Chaque année, à l’occasion de la journée mondiale de la lutte contre le SIDA, une vague d’actions préventives submerge le sol guyanais. Et pour cause, notre territoire détient le triste record du département français le plus touché par ce virus. Selon les chiffres de l’ARS, 3300 personnes vivent avec le VIH en Guyane et 10% ignorent qu’elles l’ont contracté. Par ailleurs, 30% des infections sont diagnostiquées à un stade avancé dans la ville de Cayenne. Le chiffre grimpe à 45% à Saint-Laurent du-Maroni, d’après les résultats de Santé Publique France.
Les dépistages en recul à cause du Covid-19
Cette année, le comité de coordination régionale de la lutte contre les infections sexuellement transmissibles et VIH (COREVIH) prévoit un grand nombre d’actions à l’occasion de la journée mondiale de la lutte contre le Sida. Des animations, des stands de prévention, des ateliers participatifs, des distributions de préservatifs, des expositions interactives et des stands de dépistages sont prévus toute la semaine. Ces événements auront lieu à Saint-Laurent, Maripa-Soula, Cayenne, Rémire-Montjoly, Matoury, Taluen, Saint-Georges de l’Oyapock, Grand-Santi, Macouria, Sinnamary et Kourou.
Si les actions sont nombreuses, et étendues sur tout le territoire, c’est parce que le nombre de dépistage a fortement baissé ces deux dernières années à cause de la pandémie. Un déficit de 16% par rapport aux dépistages sanguins attendus entre mars 2020 et avril 2021 a été observé. Quant aux autotests, disponibles en pharmacie, leur vente a diminué de 22% en 2020. "La population avait plus de difficultés à se déplacer à cause des couvre-feux et des confinements", explique Louise Mutricy, coordinatrice territoriale du centre littoral du COREVIH.
"Une Guyane sans Sida"
Les membres du COREVIH, qui coordonnent toutes les actions œuvrant pour la prise en charge des personnes qui vivent avec le VIH, croient en une "Guyane sans Sida". "En 2030, pourquoi pas !", confie Louise Mutricy. "Il y a toujours un gros travail de prévention. C’est pour ça qu’il y a beaucoup d’actions cette année", poursuit-elle.

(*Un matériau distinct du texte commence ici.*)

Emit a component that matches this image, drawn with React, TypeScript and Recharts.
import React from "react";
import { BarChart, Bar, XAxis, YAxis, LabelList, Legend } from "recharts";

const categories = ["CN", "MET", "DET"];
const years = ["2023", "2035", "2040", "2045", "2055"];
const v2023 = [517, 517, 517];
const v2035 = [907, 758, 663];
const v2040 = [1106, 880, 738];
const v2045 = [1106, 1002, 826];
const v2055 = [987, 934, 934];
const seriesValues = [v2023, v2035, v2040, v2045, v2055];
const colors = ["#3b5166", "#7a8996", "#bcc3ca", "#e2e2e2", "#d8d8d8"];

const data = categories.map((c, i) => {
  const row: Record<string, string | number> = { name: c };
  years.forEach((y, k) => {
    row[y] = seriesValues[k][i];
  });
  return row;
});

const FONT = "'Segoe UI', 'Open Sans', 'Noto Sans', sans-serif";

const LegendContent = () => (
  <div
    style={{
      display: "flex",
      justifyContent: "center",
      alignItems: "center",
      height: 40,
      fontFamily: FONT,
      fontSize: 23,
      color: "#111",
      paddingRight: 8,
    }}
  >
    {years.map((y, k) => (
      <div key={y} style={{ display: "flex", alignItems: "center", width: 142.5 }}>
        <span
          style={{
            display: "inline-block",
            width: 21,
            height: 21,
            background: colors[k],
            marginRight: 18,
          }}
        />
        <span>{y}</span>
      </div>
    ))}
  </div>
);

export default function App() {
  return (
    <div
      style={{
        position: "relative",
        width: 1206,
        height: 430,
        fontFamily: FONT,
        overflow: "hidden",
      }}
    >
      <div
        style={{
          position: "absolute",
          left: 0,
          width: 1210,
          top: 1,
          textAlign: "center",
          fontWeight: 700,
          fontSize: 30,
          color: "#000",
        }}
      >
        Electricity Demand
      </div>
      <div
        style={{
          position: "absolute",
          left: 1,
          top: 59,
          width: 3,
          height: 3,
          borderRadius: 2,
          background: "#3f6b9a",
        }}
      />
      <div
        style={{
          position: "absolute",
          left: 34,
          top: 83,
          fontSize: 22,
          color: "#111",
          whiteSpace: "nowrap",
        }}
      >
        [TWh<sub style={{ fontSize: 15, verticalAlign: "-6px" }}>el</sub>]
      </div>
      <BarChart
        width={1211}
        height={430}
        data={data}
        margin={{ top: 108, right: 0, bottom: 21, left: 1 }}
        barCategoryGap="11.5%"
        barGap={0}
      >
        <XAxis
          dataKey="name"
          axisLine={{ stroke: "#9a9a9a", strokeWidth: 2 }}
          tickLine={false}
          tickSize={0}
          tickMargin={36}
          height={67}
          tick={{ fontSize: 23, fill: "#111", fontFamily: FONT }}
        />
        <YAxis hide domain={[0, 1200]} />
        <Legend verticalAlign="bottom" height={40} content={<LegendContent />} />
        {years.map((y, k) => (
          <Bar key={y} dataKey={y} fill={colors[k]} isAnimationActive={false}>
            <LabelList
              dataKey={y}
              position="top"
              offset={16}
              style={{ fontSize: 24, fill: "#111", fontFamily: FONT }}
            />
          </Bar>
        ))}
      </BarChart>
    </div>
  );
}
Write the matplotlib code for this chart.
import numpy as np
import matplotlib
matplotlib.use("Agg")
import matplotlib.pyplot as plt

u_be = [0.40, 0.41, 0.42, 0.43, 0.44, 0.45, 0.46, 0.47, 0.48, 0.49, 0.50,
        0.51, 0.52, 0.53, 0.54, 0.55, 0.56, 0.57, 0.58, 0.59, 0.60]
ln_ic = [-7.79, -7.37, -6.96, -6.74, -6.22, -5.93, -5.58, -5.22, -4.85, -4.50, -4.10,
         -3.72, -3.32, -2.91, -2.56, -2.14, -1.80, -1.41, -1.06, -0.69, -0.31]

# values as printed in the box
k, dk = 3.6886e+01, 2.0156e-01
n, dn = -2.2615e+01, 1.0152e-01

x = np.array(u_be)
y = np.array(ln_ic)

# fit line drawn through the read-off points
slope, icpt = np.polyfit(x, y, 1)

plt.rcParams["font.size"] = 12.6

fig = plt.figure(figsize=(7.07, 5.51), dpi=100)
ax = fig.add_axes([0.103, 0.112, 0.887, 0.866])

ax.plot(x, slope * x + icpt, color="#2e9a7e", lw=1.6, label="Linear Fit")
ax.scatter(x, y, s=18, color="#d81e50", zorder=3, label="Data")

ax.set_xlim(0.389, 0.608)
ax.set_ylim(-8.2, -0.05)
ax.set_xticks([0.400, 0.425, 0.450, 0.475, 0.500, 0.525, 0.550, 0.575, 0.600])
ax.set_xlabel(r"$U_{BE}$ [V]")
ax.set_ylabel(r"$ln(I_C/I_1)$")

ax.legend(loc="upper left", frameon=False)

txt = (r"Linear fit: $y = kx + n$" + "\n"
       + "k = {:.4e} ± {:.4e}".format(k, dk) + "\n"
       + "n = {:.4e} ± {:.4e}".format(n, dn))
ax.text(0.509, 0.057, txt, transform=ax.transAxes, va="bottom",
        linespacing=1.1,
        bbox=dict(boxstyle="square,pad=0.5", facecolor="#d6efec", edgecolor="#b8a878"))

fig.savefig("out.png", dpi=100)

Je souhaite rappeler que les dépistages concernent tout le monde. Normalement, tout le monde devrait y aller chaque année.

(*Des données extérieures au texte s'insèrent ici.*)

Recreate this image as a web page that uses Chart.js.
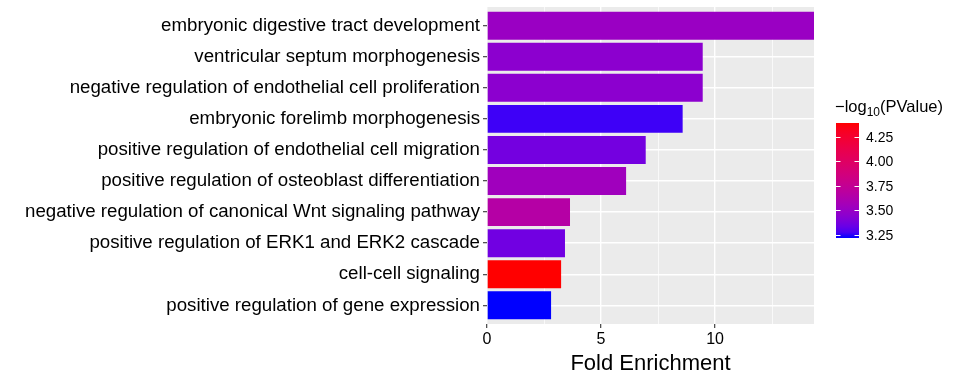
<!DOCTYPE html>
<html>
<head>
<meta charset="utf-8">
<script src="https://cdn.jsdelivr.net/npm/chart.js@4.4.1/dist/chart.umd.min.js"></script>
<style>
  html, body { margin: 0; padding: 0; background: #fff; }
  canvas { display: block; }
</style>
</head>
<body>
<canvas id="chart" width="960" height="384"></canvas>
<script>
// ---- data (top to bottom) ----
const terms = [
  "embryonic digestive tract development",
  "ventricular septum morphogenesis",
  "negative regulation of endothelial cell proliferation",
  "embryonic forelimb morphogenesis",
  "positive regulation of endothelial cell migration",
  "positive regulation of osteoblast differentiation",
  "negative regulation of canonical Wnt signaling pathway",
  "positive regulation of ERK1 and ERK2 cascade",
  "cell-cell signaling",
  "positive regulation of gene expression"
];
const foldEnrichment = [14.34, 9.46, 9.46, 8.58, 6.96, 6.10, 3.64, 3.42, 3.25, 2.81];
const negLog10P = [3.51, 3.45, 3.45, 3.26, 3.37, 3.54, 3.66, 3.36, 4.39, 3.22];
const xMajorTicks = [0, 5, 10];
const xMinorTicks = [2.5, 7.5, 12.5];
const legendTicks = [3.25, 3.50, 3.75, 4.00, 4.25];

// ---- colour ramp blue -> red, interpolated in CIELAB like ggplot ----
const lin = c => { c /= 255; return c <= 0.04045 ? c / 12.92 : Math.pow((c + 0.055) / 1.055, 2.4); };
const gam = c => { c = c <= 0.0031308 ? 12.92 * c : 1.055 * Math.pow(c, 1 / 2.4) - 0.055; return Math.round(Math.min(1, Math.max(0, c)) * 255); };
function toLab(rgb) {
  const [R, G, B] = rgb.map(lin);
  const f = t => t > 0.008856 ? Math.cbrt(t) : 7.787 * t + 16 / 116;
  const fx = f((0.4124 * R + 0.3576 * G + 0.1805 * B) / 0.95047);
  const fy = f(0.2126 * R + 0.7152 * G + 0.0722 * B);
  const fz = f((0.0193 * R + 0.1192 * G + 0.9505 * B) / 1.08883);
  return [116 * fy - 16, 500 * (fx - fy), 200 * (fy - fz)];
}
function fromLab([L, a, b]) {
  const fy = (L + 16) / 116, fx = fy + a / 500, fz = fy - b / 200;
  const finv = t => t * t * t > 0.008856 ? t * t * t : (t - 16 / 116) / 7.787;
  const X = 0.95047 * finv(fx), Y = finv(fy), Z = 1.08883 * finv(fz);
  const r = 3.2406 * X - 1.5372 * Y - 0.4986 * Z;
  const g = -0.9689 * X + 1.8758 * Y + 0.0415 * Z;
  const bl = 0.0557 * X - 0.2040 * Y + 1.0570 * Z;
  return `rgb(${gam(r)},${gam(g)},${gam(bl)})`;
}
const labLow = toLab([0, 0, 255]), labHigh = toLab([255, 0, 0]);
const pMin = Math.min(...negLog10P), pMax = Math.max(...negLog10P);
function rampColor(v) {
  const t = (v - pMin) / (pMax - pMin);
  return fromLab(labLow.map((l, i) => l + (labHigh[i] - l) * t));
}

// ---- plugins ----
const panelBg = {
  id: "panelBg",
  beforeDraw(chart) {
    const { ctx, chartArea: a } = chart;
    ctx.save();
    ctx.fillStyle = "#EBEBEB";
    ctx.fillRect(a.left, a.top, a.right - a.left, a.bottom - a.top);
    ctx.restore();
  }
};

const colorLegend = {
  id: "colorLegend",
  afterDraw(chart) {
    const ctx = chart.ctx;
    const x0 = 836, w = 23, top = 123, bottom = 238;
    ctx.save();
    // title  −log10(PValue)
    ctx.fillStyle = "#000";
    ctx.textBaseline = "alphabetic";
    ctx.font = "16.5px 'Liberation Sans', Arial, sans-serif";
    let x = 835;
    ctx.fillText("\u2212log", x, 111.5);
    x += ctx.measureText("\u2212log").width;
    ctx.font = "12px 'Liberation Sans', Arial, sans-serif";
    ctx.fillText("10", x, 115.5);
    x += ctx.measureText("10").width;
    ctx.font = "16.5px 'Liberation Sans', Arial, sans-serif";
    ctx.fillText("(PValue)", x, 111.5);
    // gradient bar
    const grad = ctx.createLinearGradient(0, bottom, 0, top);
    for (let i = 0; i <= 20; i++) grad.addColorStop(i / 20, rampColor(pMin + (pMax - pMin) * i / 20));
    ctx.fillStyle = grad;
    ctx.fillRect(x0, top, w, bottom - top);
    // ticks + labels
    ctx.strokeStyle = "#fff";
    ctx.lineWidth = 1;
    ctx.font = "14px 'Liberation Sans', Arial, sans-serif";
    ctx.textBaseline = "middle";
    ctx.fillStyle = "#000";
    legendTicks.forEach(v => {
      const y = Math.round(bottom - (v - pMin) / (pMax - pMin) * (bottom - top)) + 0.5;
      ctx.beginPath();
      ctx.moveTo(x0, y); ctx.lineTo(x0 + 4.5, y);
      ctx.moveTo(x0 + w - 4.5, y); ctx.lineTo(x0 + w, y);
      ctx.stroke();
      ctx.fillText(v.toFixed(2), 866, y + 0.5);
    });
    ctx.restore();
  }
};

// ---- chart ----
const font = "'Liberation Sans', Arial, sans-serif";
new Chart(document.getElementById("chart"), {
  type: "bar",
  data: {
    labels: terms,
    datasets: [{
      data: foldEnrichment,
      backgroundColor: negLog10P.map(rampColor),
      borderWidth: 0,
      barPercentage: 0.9,
      categoryPercentage: 1.0
    }]
  },
  options: {
    indexAxis: "y",
    responsive: false,
    animation: false,
    devicePixelRatio: 1,
    layout: { padding: { left: 0, right: 146, top: 7, bottom: 0 } },
    plugins: { legend: { display: false }, tooltip: { enabled: false } },
    scales: {
      x: {
        type: "linear",
        min: 0,
        max: Math.max(...foldEnrichment),
        afterBuildTicks: s => { s.ticks = [...xMajorTicks, ...xMinorTicks].sort((a, b) => a - b).map(v => ({ value: v })); },
        afterFit: s => { s.height = 60; s.paddingLeft = 0; s.paddingRight = 0; },
        border: { display: false },
        grid: {
          color: "#fff",
          lineWidth: c => (c.tick && xMajorTicks.includes(c.tick.value)) ? 1.4 : 0.7,
          tickColor: c => (c.tick && xMajorTicks.includes(c.tick.value)) ? "#333" : "rgba(0,0,0,0)",
          tickLength: 4,
          tickWidth: 1.1
        },
        ticks: {
          color: "#000",
          font: { family: font, size: 16 },
          padding: 2,
          maxRotation: 0,
          autoSkip: false,
          callback: v => xMajorTicks.includes(v) ? String(v) : ""
        },
        title: {
          display: true,
          text: "Fold Enrichment",
          color: "#000",
          font: { family: font, size: 22 },
          padding: { top: 0, bottom: 7 }
        }
      },
      y: {
        offset: false,
        // ggplot-style discrete expansion: 0.6 category units on each side
        afterBuildTicks: s => { s._startValue = -0.6; s._valueRange = terms.length - 1 + 1.2; },
        afterFit: s => { s.width = 487; s.paddingTop = 0; s.paddingBottom = 0; },
        border: { display: false },
        grid: {
          offset: false,
          color: "#fff",
          lineWidth: 1.4,
          tickColor: "#333",
          tickLength: 4,
          tickWidth: 1.1
        },
        ticks: {
          color: "#000",
          font: { family: font, size: 18.7 },
          padding: 3,
          autoSkip: false
        }
      }
    }
  },
  plugins: [panelBg, colorLegend]
});
</script>
</body>
</html>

La coordinatrice se montre positive pour l’avenir. Et pour cause, il y a de bonnes nouvelles pour la lutte contre le Sida. Elle évoque notamment le remboursement des préservatifs masculins. En effet, depuis décembre 2018, sur présentation d’une prescription d’un médecin ou d’une sage-femme à la pharmacie, ils sont remboursés par l’Assurance Maladie.
Autre amélioration : depuis le 1er juin 2021, la prophylaxie pré-exposition (PrEP) peut être prescrite par les médecins généralistes. Ce médicament s’adresse aux personnes non-porteuses du VIH. Il permet justement d’en éviter la contamination en cas de potentielle exposition au virus. Avant, pour obtenir une prescription, les patients devaient se rendre en centre gratuit de dépistage et de diagnostic (CeGIDD) ou à l'hôpital.
La Guyane et le VIH en chiffres
Dans un rapport de 2021 sur les inégalités de santé en Guyane, le Haut Conseil de la santé publique dresse l’état des lieux de la situation territoriale sanitaire. Ce dossier de 256 pages, tient compte des données de l’ARS. Il indique que 72% des nouvelles découvertes de VIH impliquent des personnes âgées entre 25-49 ans. Il y a "84 cas dépistés au cours de la grossesse sur 8184 accouchements soit 1,03% des naissances)", lit-on aussi.
En 2018, l’incidence du Sida en Guyane était de 118 pour un million d’habitants. Dans 21% des cas des malades du Sida, le VIH n’avait pas été diagnostiqué. Autre chiffre marquant : le taux de découverte annuel de nouvelles infections est de 896 par million d’habitant. En Hexagone, le taux est à 200. Dans 39% des cas de découverte, le diagnostic est fait à un stade avancé de déficit immunitaire.
Le rapport du Haut Conseil de la santé publique note de "fortes disparités régionales et communautaires de prévention/information dépistage/prise en charge avec populations les plus touchées dans les régions frontalières, isolées et migrants". Le faible nombre "d’études socio-comportementales, sociales, anthropologiques, en particulier auprès des populations les plus vulnérables" est aussi pointé du doigt.